- Length: 812 miles (1,307 km)
- Use: Hiking
- Elevation gain/loss: 38,128 metres (125,092 ft)^{[citation needed]}
- Website: http://www.hayduketrail.org/

= Hayduke Trail =

Backpacking trail in Utah and Arizona

The Hayduke Trail is an 812 mi backpacking route across southern Utah and northern Arizona, United States. It begins in Arches National Park near Moab, Utah, before heading through the Needles district of Canyonlands National Park, Capitol Reef National Park, Bryce Canyon National Park, the Grand Canyon National Park, and Zion National Park.

This highly strenuous wilderness route is exclusively on public land and travels ridgelines, drainages, existing foot and game trails, dirt roads, and rivers. The highest point is Mount Ellen in the Henry Mountains at 11419 ft above sea level to a low in the Grand Canyon of 1800 ft.

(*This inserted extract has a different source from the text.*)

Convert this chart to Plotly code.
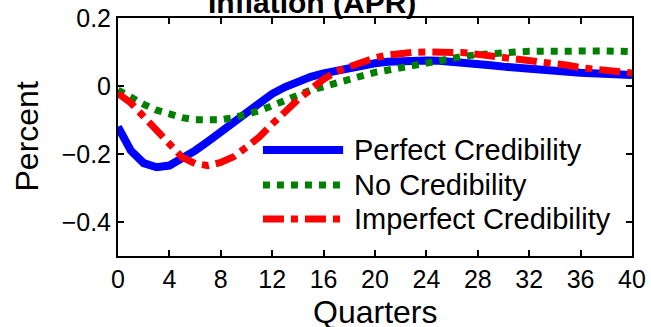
import plotly.graph_objects as go

# Quarters after the shock
quarters = list(range(41))

# Inflation response (percent, APR)
perfect = [-0.120, -0.190, -0.227, -0.239, -0.234, -0.215, -0.190, -0.163, -0.135, -0.106,
           -0.074, -0.047, -0.023, -0.003, 0.013, 0.027, 0.037, 0.046, 0.055, 0.062,
           0.067, 0.071, 0.074, 0.075, 0.075, 0.074, 0.072, 0.069, 0.065, 0.061,
           0.057, 0.053, 0.050, 0.047, 0.044, 0.042, 0.039, 0.037, 0.035, 0.033, 0.032]
no_cred = [-0.012, -0.034, -0.054, -0.071, -0.084, -0.093, -0.099, -0.101, -0.099, -0.093,
           -0.085, -0.073, -0.058, -0.042, -0.026, -0.012, -0.002, 0.010, 0.020, 0.030,
           0.040, 0.047, 0.054, 0.062, 0.070, 0.077, 0.083, 0.088, 0.092, 0.096,
           0.098, 0.100, 0.102, 0.103, 0.104, 0.104, 0.104, 0.104, 0.103, 0.102, 0.101]
imperfect = [-0.022, -0.050, -0.090, -0.130, -0.175, -0.210, -0.228, -0.234, -0.225, -0.208,
             -0.180, -0.150, -0.112, -0.075, -0.040, -0.010, 0.020, 0.043, 0.058, 0.073,
             0.083, 0.091, 0.096, 0.099, 0.100, 0.100, 0.100, 0.098, 0.093, 0.089,
             0.085, 0.081, 0.076, 0.070, 0.066, 0.061, 0.054, 0.050, 0.046, 0.042, 0.038]

labels = ['Perfect Credibility', 'No Credibility', 'Imperfect Credibility']
colors = ['#0000ff', '#008000', '#ff0000']
dashes = ['solid', 'dot', 'dashdot']
widths = [8, 7, 7]

FONT = 'Liberation Sans, Arial, sans-serif'

fig = go.Figure()
for y, name, c, d, w in zip([perfect, no_cred, imperfect], labels, colors, dashes, widths):
    fig.add_trace(go.Scatter(x=quarters, y=y, mode='lines', name=name,
                             line=dict(color=c, width=w, dash=d), showlegend=False))

# MATLAB-style legend drawn by hand (long line samples, no box)
legend_rows = [0.445, 0.298, 0.155]
for ly, name, c, d, w in zip(legend_rows, labels, colors, dashes, widths):
    fig.add_shape(type='line', xref='paper', yref='paper', x0=0.282, x1=0.438, y0=ly, y1=ly,
                  line=dict(color=c, width=w, dash=d))
    fig.add_annotation(text=name, xref='paper', yref='paper', x=0.455, y=ly,
                       xanchor='left', yanchor='middle', showarrow=False,
                       font=dict(family=FONT, size=29, color='black'))

# title (partly clipped at the top, as in the original)
fig.add_annotation(text='<b>Inflation (APR)</b>', xref='paper', yref='paper', x=0.378, y=1.067,
                   xanchor='center', yanchor='middle', showarrow=False,
                   font=dict(family=FONT, size=30, color='black'))
fig.add_annotation(text='Quarters', xref='paper', yref='paper', x=0.5, y=-0.236,
                   xanchor='center', yanchor='middle', showarrow=False,
                   font=dict(family=FONT, size=32, color='black'))
fig.add_annotation(text='Percent', xref='paper', yref='paper', x=-0.178, y=0.5,
                   xanchor='center', yanchor='middle', showarrow=False, textangle=-90,
                   font=dict(family=FONT, size=32, color='black'))

axis_style = dict(showline=True, linecolor='black', linewidth=2, mirror='ticks',
                  ticks='inside', ticklen=6, tickwidth=1.5, tickcolor='black',
                  showgrid=False, zeroline=False, automargin=False,
                  tickfont=dict(family=FONT, size=25, color='black'))
fig.update_xaxes(range=[0, 40], tickvals=list(range(0, 41, 4)), **axis_style)
fig.update_yaxes(range=[-0.5, 0.2], tickvals=[-0.4, -0.2, 0, 0.2],
                 ticktext=['\u22120.4', '\u22120.2', '0', '0.2'], **axis_style)

fig.update_layout(width=651, height=327, margin=dict(l=118, r=19, t=18, b=71),
                  plot_bgcolor='white', paper_bgcolor='white', showlegend=False)

# the page's default 8px body margin would shift the figure
fig.write_html('out.html', config={'displayModeBar': False},
               post_script="document.body.style.margin = '0';")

The official site for the trail warns:

Because of the extremely challenging and dangerous nature of this route, you must be a very experienced desert backpacker in peak physical condition before attempting any section of the Hayduke Trail! Thru-hikers beware! The Hayduke Trail traverses intensely rugged terrain, is largely off-trail, is not signed and ranges in elevation from 1,800 feet in the Grand Canyon to 11,419 atop Mt. Ellen's South Summit!

The Hayduke Trail was named after George Washington Hayduke, a character from Edward Abbey's The Monkey Wrench Gang.
It was created by Mike Coronella and Joe Mitchell, both of Utah, as the combination of several treks including a 94-day expedition in 1998 and a 101-day journey in 2000.

The Hayduke Trail: a Guide to the Backcountry Hiking Trail on the Colorado Plateau was published by the University of Utah Press in 2005.

The trail is unmaintained, as opposed to official trails such as the Appalachian Trail or the Pacific Crest Trail. However, the National Park Service is aware of the Hayduke Trail, as the NPS website references the trail by name on the Capitol Reef and Bryce Canyon backpacking pages.